GIVEN PROBLEM
Say how many lines include the word "this", using only a number.

INPUT MATERIAL
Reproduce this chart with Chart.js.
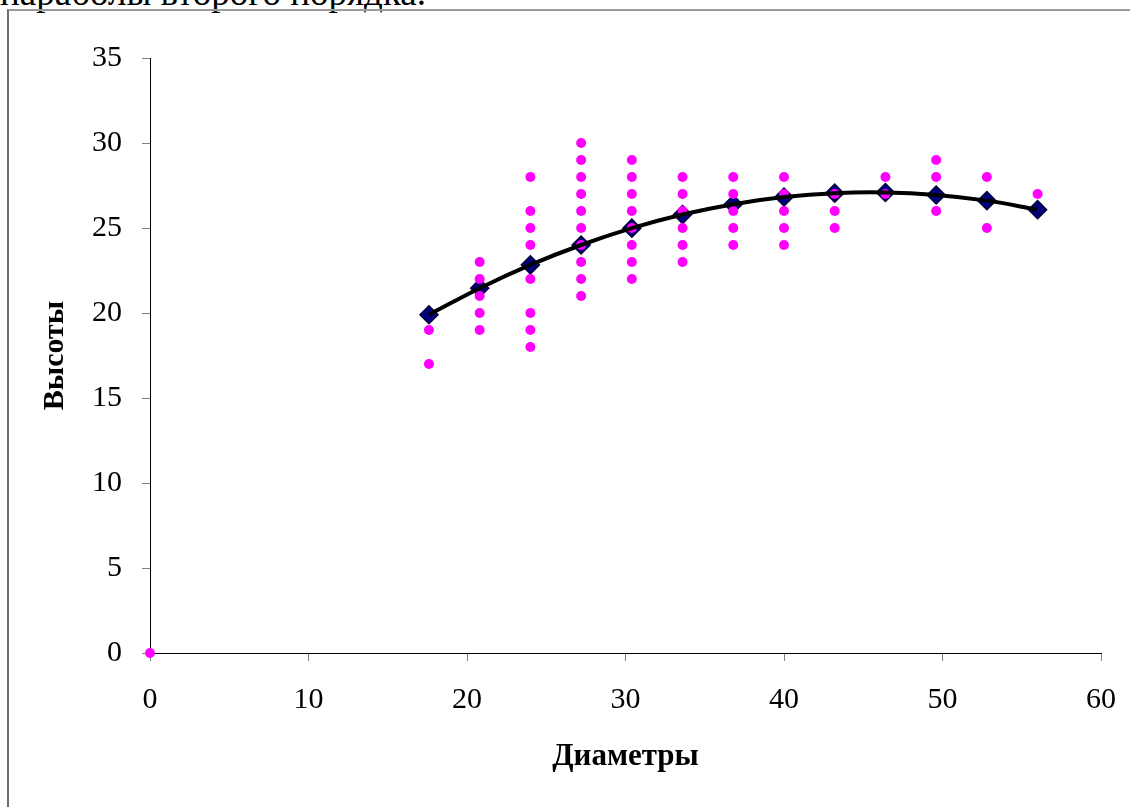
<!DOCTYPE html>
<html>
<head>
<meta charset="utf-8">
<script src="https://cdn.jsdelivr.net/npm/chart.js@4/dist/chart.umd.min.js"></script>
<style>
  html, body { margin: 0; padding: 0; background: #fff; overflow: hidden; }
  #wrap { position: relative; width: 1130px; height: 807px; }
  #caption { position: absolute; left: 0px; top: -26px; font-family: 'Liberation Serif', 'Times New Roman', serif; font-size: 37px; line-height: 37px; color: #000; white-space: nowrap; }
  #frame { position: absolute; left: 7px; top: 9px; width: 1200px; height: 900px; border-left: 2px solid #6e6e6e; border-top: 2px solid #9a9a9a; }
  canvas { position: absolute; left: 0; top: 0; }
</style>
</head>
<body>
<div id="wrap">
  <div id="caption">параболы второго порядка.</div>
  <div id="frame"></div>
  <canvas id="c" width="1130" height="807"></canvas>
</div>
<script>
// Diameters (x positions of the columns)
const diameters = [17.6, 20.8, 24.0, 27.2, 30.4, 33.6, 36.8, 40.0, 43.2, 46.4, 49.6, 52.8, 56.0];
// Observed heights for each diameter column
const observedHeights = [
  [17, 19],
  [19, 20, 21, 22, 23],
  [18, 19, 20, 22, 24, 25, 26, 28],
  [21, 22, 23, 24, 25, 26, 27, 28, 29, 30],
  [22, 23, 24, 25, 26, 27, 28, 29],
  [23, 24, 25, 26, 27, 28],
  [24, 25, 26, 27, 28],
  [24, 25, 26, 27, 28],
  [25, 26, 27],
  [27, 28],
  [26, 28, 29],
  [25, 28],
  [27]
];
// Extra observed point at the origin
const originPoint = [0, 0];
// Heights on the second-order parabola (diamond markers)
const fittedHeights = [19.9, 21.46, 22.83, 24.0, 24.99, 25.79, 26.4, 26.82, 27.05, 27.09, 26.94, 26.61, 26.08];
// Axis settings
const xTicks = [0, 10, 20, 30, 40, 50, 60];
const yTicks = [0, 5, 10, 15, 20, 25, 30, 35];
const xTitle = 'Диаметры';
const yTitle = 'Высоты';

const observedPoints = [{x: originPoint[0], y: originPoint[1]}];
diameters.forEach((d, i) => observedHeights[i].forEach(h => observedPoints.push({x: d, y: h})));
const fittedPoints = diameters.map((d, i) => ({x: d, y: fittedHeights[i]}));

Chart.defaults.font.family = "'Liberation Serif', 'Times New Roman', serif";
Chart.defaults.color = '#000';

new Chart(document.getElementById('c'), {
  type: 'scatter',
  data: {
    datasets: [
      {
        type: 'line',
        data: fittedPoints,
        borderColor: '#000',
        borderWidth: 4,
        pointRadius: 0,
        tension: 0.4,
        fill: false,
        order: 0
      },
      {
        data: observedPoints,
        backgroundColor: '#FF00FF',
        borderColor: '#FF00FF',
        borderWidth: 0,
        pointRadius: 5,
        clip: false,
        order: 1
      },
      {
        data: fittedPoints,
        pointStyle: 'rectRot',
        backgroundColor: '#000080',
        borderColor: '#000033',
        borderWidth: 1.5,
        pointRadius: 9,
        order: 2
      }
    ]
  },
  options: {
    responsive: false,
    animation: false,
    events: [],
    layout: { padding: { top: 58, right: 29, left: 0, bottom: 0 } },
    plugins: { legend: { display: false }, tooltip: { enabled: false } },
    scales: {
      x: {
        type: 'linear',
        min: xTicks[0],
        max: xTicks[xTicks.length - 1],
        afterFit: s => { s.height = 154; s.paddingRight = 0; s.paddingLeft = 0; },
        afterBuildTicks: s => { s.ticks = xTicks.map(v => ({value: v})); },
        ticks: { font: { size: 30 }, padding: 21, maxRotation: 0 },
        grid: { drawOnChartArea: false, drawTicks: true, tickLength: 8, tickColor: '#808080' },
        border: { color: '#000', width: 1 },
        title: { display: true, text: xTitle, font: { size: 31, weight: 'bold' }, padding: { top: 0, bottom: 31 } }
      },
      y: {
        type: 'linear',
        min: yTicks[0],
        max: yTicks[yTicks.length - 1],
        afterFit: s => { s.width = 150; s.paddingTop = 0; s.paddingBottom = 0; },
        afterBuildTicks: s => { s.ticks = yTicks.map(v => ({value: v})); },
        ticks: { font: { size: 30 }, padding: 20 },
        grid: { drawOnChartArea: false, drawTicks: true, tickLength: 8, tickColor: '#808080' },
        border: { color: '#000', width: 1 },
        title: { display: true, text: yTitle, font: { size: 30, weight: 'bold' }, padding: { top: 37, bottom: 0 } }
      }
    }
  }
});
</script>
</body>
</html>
* * *
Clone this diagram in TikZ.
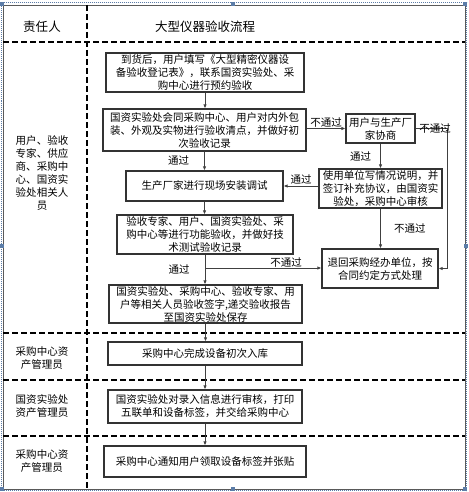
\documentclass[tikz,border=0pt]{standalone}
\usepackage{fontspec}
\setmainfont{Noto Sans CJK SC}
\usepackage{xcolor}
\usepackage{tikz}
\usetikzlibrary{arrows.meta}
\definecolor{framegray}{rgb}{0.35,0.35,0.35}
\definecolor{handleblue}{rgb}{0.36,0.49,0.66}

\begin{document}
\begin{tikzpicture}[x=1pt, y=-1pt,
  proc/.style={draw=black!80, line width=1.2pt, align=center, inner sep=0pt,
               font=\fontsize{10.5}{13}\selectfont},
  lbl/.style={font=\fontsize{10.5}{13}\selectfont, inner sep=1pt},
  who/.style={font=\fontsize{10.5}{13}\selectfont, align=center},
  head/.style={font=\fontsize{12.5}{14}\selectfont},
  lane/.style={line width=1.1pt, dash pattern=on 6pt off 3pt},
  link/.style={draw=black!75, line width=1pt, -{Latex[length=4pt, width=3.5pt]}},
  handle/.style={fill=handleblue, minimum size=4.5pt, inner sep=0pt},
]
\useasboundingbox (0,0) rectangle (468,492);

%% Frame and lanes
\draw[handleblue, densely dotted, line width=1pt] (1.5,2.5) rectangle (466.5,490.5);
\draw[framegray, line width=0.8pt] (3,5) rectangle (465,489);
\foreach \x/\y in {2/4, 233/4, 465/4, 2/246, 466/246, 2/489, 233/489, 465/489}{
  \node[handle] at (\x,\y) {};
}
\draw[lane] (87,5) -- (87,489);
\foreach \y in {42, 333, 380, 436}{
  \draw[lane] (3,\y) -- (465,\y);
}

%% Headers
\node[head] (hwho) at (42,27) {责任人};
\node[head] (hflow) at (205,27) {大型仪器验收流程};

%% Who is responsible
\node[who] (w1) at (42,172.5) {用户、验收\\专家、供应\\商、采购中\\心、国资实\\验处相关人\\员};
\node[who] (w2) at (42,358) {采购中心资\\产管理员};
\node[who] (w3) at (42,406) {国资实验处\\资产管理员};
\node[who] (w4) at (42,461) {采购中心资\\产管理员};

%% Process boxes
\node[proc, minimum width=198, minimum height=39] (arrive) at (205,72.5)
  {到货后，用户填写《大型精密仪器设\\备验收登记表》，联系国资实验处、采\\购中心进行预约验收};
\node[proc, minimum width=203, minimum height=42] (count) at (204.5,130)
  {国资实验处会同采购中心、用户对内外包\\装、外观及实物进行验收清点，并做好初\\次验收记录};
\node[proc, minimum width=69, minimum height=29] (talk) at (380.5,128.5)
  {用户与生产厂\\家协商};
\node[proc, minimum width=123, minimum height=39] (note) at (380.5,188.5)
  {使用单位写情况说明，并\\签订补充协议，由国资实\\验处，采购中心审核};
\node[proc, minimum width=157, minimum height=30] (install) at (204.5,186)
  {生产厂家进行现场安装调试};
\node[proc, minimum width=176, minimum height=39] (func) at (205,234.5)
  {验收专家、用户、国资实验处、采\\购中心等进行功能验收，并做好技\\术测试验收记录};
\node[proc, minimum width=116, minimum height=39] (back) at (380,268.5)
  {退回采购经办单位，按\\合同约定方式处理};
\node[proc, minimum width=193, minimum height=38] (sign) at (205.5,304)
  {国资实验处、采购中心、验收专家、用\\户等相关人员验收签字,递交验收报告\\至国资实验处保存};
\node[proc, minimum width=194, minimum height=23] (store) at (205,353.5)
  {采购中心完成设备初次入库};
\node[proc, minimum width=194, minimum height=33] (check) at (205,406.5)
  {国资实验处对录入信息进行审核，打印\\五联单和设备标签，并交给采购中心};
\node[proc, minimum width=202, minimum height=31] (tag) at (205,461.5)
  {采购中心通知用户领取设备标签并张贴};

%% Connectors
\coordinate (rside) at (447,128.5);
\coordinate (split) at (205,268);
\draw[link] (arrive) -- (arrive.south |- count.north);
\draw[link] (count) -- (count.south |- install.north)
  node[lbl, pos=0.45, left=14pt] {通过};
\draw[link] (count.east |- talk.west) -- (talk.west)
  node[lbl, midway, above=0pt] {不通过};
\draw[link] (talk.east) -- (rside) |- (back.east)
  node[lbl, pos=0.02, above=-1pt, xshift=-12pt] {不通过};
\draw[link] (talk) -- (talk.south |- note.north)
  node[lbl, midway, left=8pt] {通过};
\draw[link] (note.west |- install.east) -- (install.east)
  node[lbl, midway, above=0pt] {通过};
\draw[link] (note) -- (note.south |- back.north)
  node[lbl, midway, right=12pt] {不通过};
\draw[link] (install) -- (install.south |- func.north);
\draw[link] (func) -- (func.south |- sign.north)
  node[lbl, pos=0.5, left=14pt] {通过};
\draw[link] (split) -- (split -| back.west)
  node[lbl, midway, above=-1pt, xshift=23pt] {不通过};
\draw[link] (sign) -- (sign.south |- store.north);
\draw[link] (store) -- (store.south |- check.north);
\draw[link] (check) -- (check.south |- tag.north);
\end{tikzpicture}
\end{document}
...
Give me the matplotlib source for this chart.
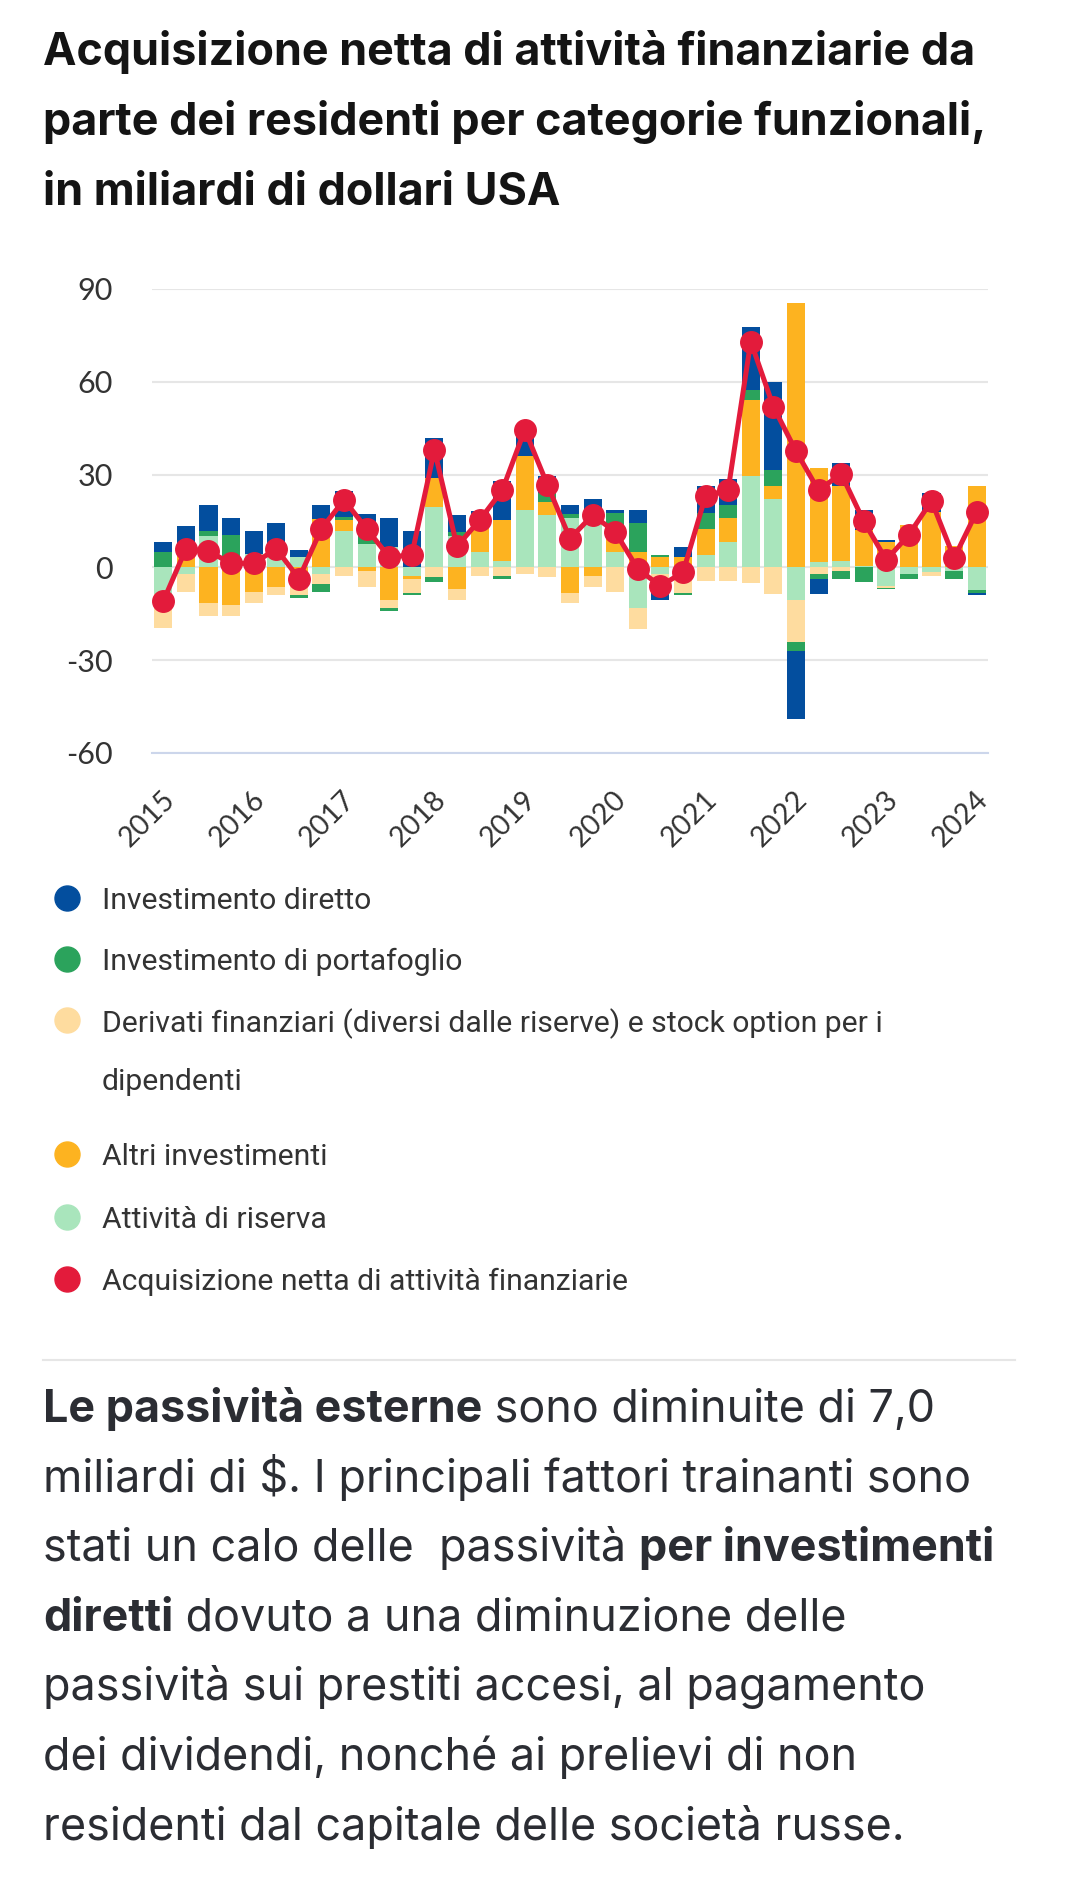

IN RESPONSE
3